Industria 4.0, le quattro aree dove l’Europa si gioca il futuro

Di fronte alle sfide poste dalla competizione e dall’Industria 4.0 le risposte non sono semplici né immediate. Le politiche Ue devono concentrarsi sulla creatività individuale e favorire la “deviazione dal sentiero”, ma le imprese devono essere pronte al cambiamento. Ecco le 4 macro-aree su cui confrontarsi.

a crescente automatizzazione sta cambiando il sistema produttivo e gli strumenti per competere nello scenario internazionale sono sempre più complessi.

Proprio questa complessità sembra essere uno degli ostacoli maggiori per la crescita dei sistemi economici, in particolare per quelli periferici e caratterizzati da profonda frammentazione come l’Italia.

L’Industria 4.0 è, come tutti gli agenti di cambiamento tecnologico, un primo passo verso la quarta rivoluzione industriale (che ancora non esiste) che sta trasformando le modalità con cui imprese e operatori si muovono nei mercati globali.

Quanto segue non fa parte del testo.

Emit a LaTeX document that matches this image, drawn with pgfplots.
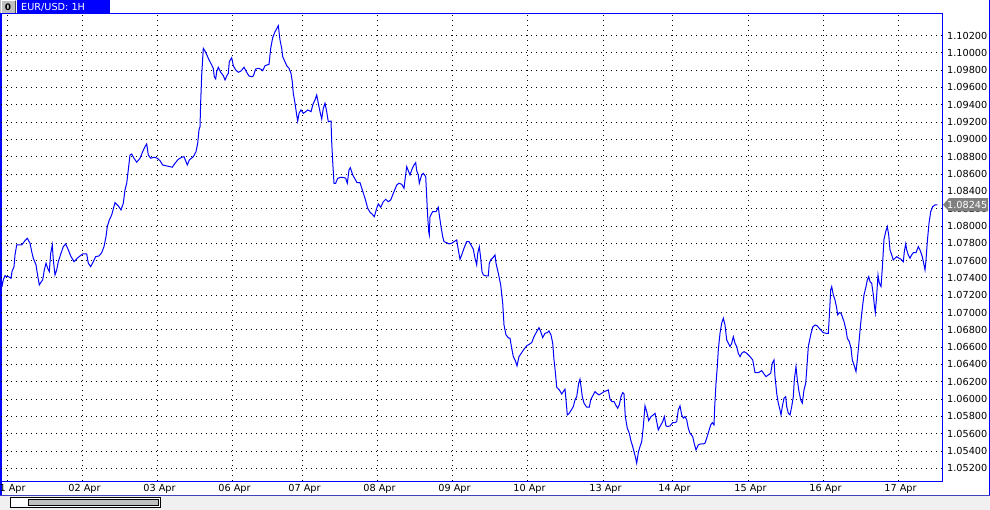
\documentclass[border=0pt]{standalone}
\usepackage{pgfplots}
\pgfplotsset{compat=1.18}
\usepackage{fontspec}
\setmainfont{DejaVu Sans}
\definecolor{winblue}{RGB}{0,0,255}
\definecolor{panelgray}{RGB}{240,240,240}
\definecolor{pricegray}{RGB}{128,128,128}
\definecolor{btngray}{RGB}{192,192,192}
\newcommand{\uifont}{\fontsize{9.7pt}{11pt}\selectfont}
\begin{document}
\begin{tikzpicture}[x=1pt,y=1pt]
\useasboundingbox (0,0) rectangle (990,-510);
\fill[white] (0,0) rectangle (990,-510);
% bottom panel
\fill[panelgray] (0,-495) rectangle (990,-510);
\draw[line width=1pt, blue!50!gray] (0,-495) -- (990,-495);
\draw[line width=1pt, black, fill=white] (10,-497.5) rectangle (160,-507.5);
\draw[line width=1pt, black, fill=btngray] (28,-499.5) rectangle (158,-505.5);
% window borders
\draw[winblue, line width=2pt] (1,-14) -- (1,-495);
\draw[winblue, line width=1pt] (989.5,0) -- (989.5,-495);
% title tab
\fill[winblue] (17,0) rectangle (110,-14);
\node[anchor=base west, inner sep=0, text=white, font=\uifont] at (21,-10.5) {EUR/USD: 1H};
% icon button
\fill[btngray] (0,0) rectangle (16,-14);
\draw[white, line width=1pt] (1,-13.5) -- (1,-1) -- (15,-1);
\draw[black!70, line width=1pt] (15,-1) -- (15,-13.5) -- (1,-13.5);
\node[inner sep=0, font=\bfseries\fontsize{9pt}{10pt}\selectfont] at (8,-7.2) {0};
\begin{axis}[
  at={(1pt,-481pt)}, anchor=south west,
  scale only axis, width=941pt, height=467pt,
  xmin=1, xmax=942, ymin=1.050533, ymax=1.104484,
  axis line style={winblue, line width=1pt},
  clip mode=individual,
  major tick length=0pt,
  xtick={7,82,157,232,302,377,452,527,603,672,748,823,898},
  xticklabels={01 Apr,02 Apr,03 Apr,06 Apr,07 Apr,08 Apr,09 Apr,10 Apr,13 Apr,14 Apr,15 Apr,16 Apr,17 Apr},
  ytick={1.052,1.054,1.056,1.058,1.060,1.062,1.064,1.066,1.068,1.070,1.072,1.074,1.076,1.078,1.080,1.082,1.084,1.086,1.088,1.090,1.092,1.094,1.096,1.098,1.100,1.102},
  yticklabel pos=right,
  /pgf/number format/assume math mode=true,
  yticklabel style={/pgf/number format/fixed, /pgf/number format/fixed zerofill, /pgf/number format/precision=5, anchor=west, inner sep=0pt, xshift=5pt},
  xticklabel style={anchor=base, inner sep=0pt, yshift=-10pt, xshift=2.5pt},
  tick label style={font=\uifont, text=black},
  grid=major,
  major grid style={black, line width=0.8pt, dash pattern=on 0.8pt off 4.2pt},
]
\addplot[winblue, line width=1pt] coordinates {
(0.7,1.07396) (2.3,1.07318) (3.3,1.07376) (5,1.07426) (6.7,1.07414) (8.3,1.07414) (11,1.07396) (12,1.07472)
(14,1.07530) (15,1.07665) (16.7,1.07780) (18.3,1.07780) (21.7,1.07780) (25,1.07830) (27.3,1.07858) (30,1.07800)
(31.7,1.07703) (33.3,1.07627) (36,1.07549) (37.3,1.07453) (39.3,1.07318) (40.7,1.07345) (42.7,1.07376) (44.3,1.07492)
(46,1.07569) (47.7,1.07511) (49.3,1.07472) (50.7,1.07684) (52.3,1.07780) (53.3,1.07607) (55,1.07434) (56.7,1.07492)
(58.3,1.07587) (61,1.07684) (63.3,1.07761) (65.7,1.07792) (68.3,1.07723) (70.7,1.07653) (74,1.07587) (77.3,1.07627)
(80,1.07653) (82.7,1.07676) (86.7,1.07676) (88.3,1.07569) (90.7,1.07530) (93.3,1.07587) (95.7,1.07645) (99,1.07653)
(101.7,1.07691) (104,1.07761) (106,1.07876) (107.3,1.07992) (109.3,1.08069) (111.7,1.08127) (115,1.08269) (118.3,1.08231)
(121,1.08185) (123.3,1.08262) (125,1.08416) (126.7,1.08493) (128.3,1.08647) (130,1.08820) (131.7,1.08831) (134,1.08782)
(136.7,1.08736) (140,1.08782) (142.7,1.08858) (145,1.08916) (146.7,1.08947) (148.3,1.08820) (150.7,1.08782) (154,1.08793)
(157.3,1.08782) (160,1.08754) (162.7,1.08704) (166.7,1.08693) (170,1.08685) (172.3,1.08678) (175,1.08724) (178.3,1.08770)
(181.7,1.08793) (184,1.08800) (186,1.08742) (187.3,1.08704) (189.3,1.08762) (193.3,1.08800) (196,1.08858) (197.7,1.08955)
(199,1.09109) (200,1.09147) (200.7,1.09435) (201.7,1.09744) (203.3,1.10052) (205.7,1.10006) (208.3,1.09937) (211.7,1.09859)
(213.3,1.09821) (214.3,1.09724) (215.7,1.09698) (216.7,1.09782) (218.3,1.09833) (220.7,1.09775) (223.3,1.09736) (225,1.09686)
(226.7,1.09732) (228.3,1.09763) (229.3,1.09897) (231.7,1.09944) (233.3,1.09851) (235.7,1.09802) (238.3,1.09775) (241,1.09790)
(244,1.09833) (246.7,1.09775) (249,1.09732) (251.7,1.09724) (253.3,1.09732) (255.7,1.09813) (258.3,1.09821) (261,1.09810)
(262.7,1.09793) (265,1.09851) (269,1.09867) (270.7,1.10052) (272.7,1.10175) (275,1.10244) (277,1.10283) (278.3,1.10313)
(280,1.10148) (281.7,1.10052) (282.7,1.09955) (285,1.09897) (286.7,1.09851) (289,1.09821) (291,1.09763) (292.3,1.09666)
(293.3,1.09532) (295,1.09417) (296.7,1.09282) (297.7,1.09212) (299,1.09301) (301,1.09340) (303.3,1.09301) (305.7,1.09320)
(307.7,1.09340) (311,1.09320) (313.3,1.09417) (315,1.09455) (316.7,1.09513) (318.3,1.09417) (320,1.09320) (321.7,1.09236)
(323.3,1.09359) (325,1.09417) (326.7,1.09320) (328.3,1.09204) (331,1.09212) (331.7,1.08973) (332.7,1.08742) (334,1.08493)
(335.7,1.08493) (337.7,1.08551) (340.7,1.08562) (344,1.08558) (345.7,1.08551) (347.3,1.08493) (349,1.08647) (350.3,1.08673)
(352.7,1.08589) (355,1.08543) (357,1.08500) (360,1.08500) (362.3,1.08416) (365,1.08320) (367.7,1.08204) (370,1.08158)
(372.3,1.08135) (374.3,1.08107) (376.7,1.08204) (378.3,1.08254) (380.7,1.08216) (383.3,1.08280) (385.7,1.08308) (388.3,1.08280)
(390.7,1.08300) (392.7,1.08358) (394,1.08396) (396.7,1.08473) (399,1.08493) (401.7,1.08481) (404,1.08435) (405,1.08531)
(406.7,1.08685) (407.7,1.08655) (410,1.08589) (412.3,1.08666) (414,1.08704) (415.7,1.08731) (416.7,1.08638) (418.3,1.08589)
(419.3,1.08493) (420.7,1.08551) (421.7,1.08589) (423.3,1.08608) (425.7,1.08569) (426.7,1.08338) (427.7,1.08107) (428.7,1.07934)
(429.3,1.07896) (430,1.08107) (431.7,1.08146) (432.7,1.08165) (436,1.08165) (438.3,1.08216) (439.3,1.08127) (441,1.07992)
(442.7,1.07876) (444,1.07818) (446.7,1.07807) (449,1.07792) (451.7,1.07800) (454,1.07818) (456.7,1.07838) (458.3,1.07723)
(460,1.07615) (461.7,1.07665) (464,1.07742) (466.7,1.07818) (469,1.07818) (471,1.07780) (473.3,1.07731) (475,1.07627)
(476.7,1.07549) (477.7,1.07684) (479.3,1.07761) (480.7,1.07627) (482,1.07472) (483.3,1.07434) (486,1.07422) (488.3,1.07422)
(489.3,1.07569) (490.7,1.07607) (493.3,1.07638) (495,1.07665) (496,1.07569) (498.3,1.07453) (500.7,1.07318) (502.7,1.07107)
(504,1.06856) (506,1.06741) (508.7,1.06703) (510,1.06703) (511.7,1.06587) (513.3,1.06490) (515.3,1.06444) (517,1.06383)
(519,1.06490) (521.7,1.06536) (524,1.06576) (526.7,1.06614) (529.3,1.06633) (531.7,1.06652) (534,1.06721) (536.7,1.06779)
(539,1.06825) (540.7,1.06779) (542.7,1.06710) (545,1.06760) (547.3,1.06767) (549,1.06787) (551,1.06741) (552.7,1.06645)
(554,1.06452) (555.3,1.06317) (556.7,1.06137) (559.3,1.06106) (561.7,1.06059) (563.3,1.06086) (565,1.06114) (566,1.05990)
(567.3,1.05817) (569.3,1.05836) (571.3,1.05875) (573.3,1.05913) (575,1.05990) (576.7,1.06028) (578.7,1.06183) (580,1.06229)
(581,1.06144) (582.3,1.06028) (584,1.05952) (586.7,1.05906) (589.3,1.05906) (590.7,1.05990) (592.7,1.06036) (595,1.06086)
(596.7,1.06067) (599,1.06048) (601.7,1.06067) (604,1.06086) (606.7,1.06097) (608.3,1.06106) (610,1.05998) (612,1.05970)
(614,1.05970) (615.7,1.05932) (617.7,1.05894) (619.3,1.05932) (621,1.06028) (622.7,1.06074) (624,1.06059) (625.3,1.05797)
(627.3,1.05663) (629.3,1.05605) (630.7,1.05528) (632.7,1.05451) (634,1.05393) (635.3,1.05335) (636.7,1.05259) (638.3,1.05381)
(640,1.05451) (641.7,1.05508) (643.3,1.05682) (645,1.05921) (646.7,1.05855) (648.7,1.05751) (651,1.05797) (653.3,1.05817)
(655,1.05836) (656.7,1.05739) (658.3,1.05644) (660,1.05682) (662.7,1.05739) (664.3,1.05797) (666,1.05690) (667.3,1.05682)
(670,1.05690) (672.7,1.05728) (675,1.05728) (676.7,1.05739) (678.3,1.05875) (680,1.05921) (681.7,1.05817) (683.3,1.05779)
(685,1.05797) (686.7,1.05759) (688.3,1.05663) (690,1.05605) (692.7,1.05566) (694.3,1.05482) (696,1.05413) (698.3,1.05470)
(700.7,1.05482) (703.3,1.05482) (705,1.05490) (706.7,1.05548) (708.7,1.05624) (710.7,1.05701) (712.3,1.05728) (714,1.05701)
(714.7,1.05913) (716,1.06183) (717.3,1.06375) (718.3,1.06568) (720,1.06760) (721.7,1.06876) (723.3,1.06934) (725,1.06856)
(726.7,1.06683) (728.3,1.06645) (730,1.06606) (731.7,1.06645) (733.3,1.06721) (735,1.06645) (736.7,1.06606) (738.3,1.06529)
(740,1.06490) (741.7,1.06529) (744,1.06548) (746.7,1.06529) (750,1.06490) (752.7,1.06452) (755,1.06305) (758.3,1.06305)
(761.7,1.06328) (764,1.06290) (766,1.06259) (768.3,1.06279) (770.7,1.06298) (772.3,1.06414) (774,1.06452) (775,1.06259)
(776.7,1.06067) (778.3,1.05952) (780,1.05875) (781,1.05817) (782.3,1.05913) (784,1.06010) (785.7,1.06028) (786.7,1.05913)
(788.3,1.05836) (790,1.05817) (791.7,1.05913) (793.3,1.06028) (794.3,1.06221) (796,1.06375) (797.3,1.06221) (799,1.06086)
(800.7,1.05990) (802.3,1.05952) (804,1.06106) (805.7,1.06183) (806.7,1.06337) (808.3,1.06606) (810.7,1.06741) (812.7,1.06830)
(815,1.06856) (817.3,1.06845) (820,1.06807) (823.3,1.06767) (826,1.06760) (828.3,1.06760) (829.3,1.06952) (830.7,1.07261)
(831.7,1.07299) (833.3,1.07203) (835,1.07145) (836.7,1.07049) (837.7,1.06972) (839.3,1.06998) (841,1.06991) (842.3,1.06952)
(844,1.06894) (846,1.06799) (847.3,1.06703) (849.3,1.06663) (851,1.06587) (852.3,1.06452) (854,1.06394) (856,1.06317)
(857.3,1.06452) (858.7,1.06625) (860.7,1.06876) (862.7,1.07087) (864,1.07203) (866,1.07299) (867.3,1.07376) (868.7,1.07414)
(870,1.07356) (871.7,1.07338) (873.3,1.07203) (874.3,1.07087) (875.3,1.06998) (876.7,1.07203) (878,1.07434) (879.3,1.07338)
(881,1.07299) (882.3,1.07511) (884,1.07846) (885.7,1.07934) (887.3,1.07992) (888.7,1.07896) (890,1.07723) (891.7,1.07665)
(893.3,1.07607) (895,1.07627) (896.7,1.07645) (899,1.07627) (901,1.07615) (903.3,1.07587) (904.3,1.07703) (905.7,1.07792)
(906.7,1.07723) (908.3,1.07665) (910,1.07627) (911.7,1.07665) (913.3,1.07691) (916,1.07691) (918.3,1.07761) (920,1.07723)
(922.3,1.07645) (924,1.07549) (925,1.07492) (926,1.07607) (927.3,1.07818) (929,1.08031) (930.7,1.08165) (932.7,1.08223)
(935,1.08242) (937.3,1.08245)
};
\coordinate (p) at (axis cs:943,1.08245);
\fill[pricegray] (p) -- ++(6pt,6.7pt) -- ++(39pt,0pt) -- ++(0pt,-13.4pt) -- ++(-39pt,0pt) -- cycle;
\node[anchor=west, inner sep=0pt, text=white, font=\uifont] at ([xshift=4pt]p) {1.08245};
\end{axis}
\end{tikzpicture}
\end{document}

Ma le direttrici del cambiamento non sono solo quelle emergono dal dibattito pubblico, ossia i timori legati alla perdita di occupazione e gli impatti economici e sociali della sharing economy. In una società sempre connessa le trasformazioni avvenute e quelle in divenire sono trasversali e multisettoriali e manca un confronto su molte questioni che hanno un impatto importante sull’ecosistema economico e sociale e che sono strettamente connesse con i crescenti livelli di digitalizzazione e di automatizzazione.

A seguito di tali cambiamenti in atto, la politica industriale è stata interpretata come nuovo motore della crescita e come punto di ripartenza dopo la crisi economica del 2008. Nell’ultimo decennio sono emersi, sia a livello Europeo sia a livello nazionale, diversi “piani”, “cabine di regia”, “strategie” e politiche pubbliche con l’obiettivo di rilanciare la produzione e la produttività del settore privato. In alcuni casi esse hanno funzionato, si veda la Germania, ma anche il colosso cinese e gli Stati Uniti, in altri hanno avuto effetti parziali.

È il caso dell’Italia dove questi processi stentano ad espandersi e spesso rimangono confinati entro alcune realtà: i grandi gruppi industriali oppure le cosiddette “eccellenze” locali.

Le PMI, ossia circa il 95% del tessuto produttivo italiano, scontano spesso la mancanza di visione e anche di figure manageriali in grado di accompagnare la trasformazione digitale e anticipare gli scenari futuri. A questo si aggiunge la minore possibilità di sostenere investimenti di grande portata e rinnovabili nel tempo, nonché una propensione inferiore a sostenere le attività di ricerca e sviluppo. Questi problemi sono noti e vengono più volte sottolineati nei report e persino nel mondo accademico.

Nel dibattito italiano il tema è stato incentrato fondamentalmente sugli effetti della robotizzazione e computerizzazione nel mondo del lavoro, in grado di generare fenomeni diffusi di sostituzione e precarizzazione. Anche la sharing economy è stata ammantata da un’aura negativa dai settori tradizionali che, ragionevolmente, si sentono minacciati da nuovi modelli di processo e prodotto.

Ma, come dicevamo, i temi su cui confrontarsi sono anche altri.

Il volume “Europa 4.0 – Il futuro è già qui”, curato dall’associazione Prospettiva Europea e dalla rivista Europalab cui ha partecipato anche il think tank Competere, analizza la trasversalità e la multisettorialità delle trasformazioni avvenute e di quelle in divenire, in una società sempre connessa. Possiamo individuare così 4 macro-aree su cui la politica e gli attori economici dovranno confrontarsi: la società on demand, l’interconnessione, nuovi modelli di business e nuove competenze, la cybersicurezza.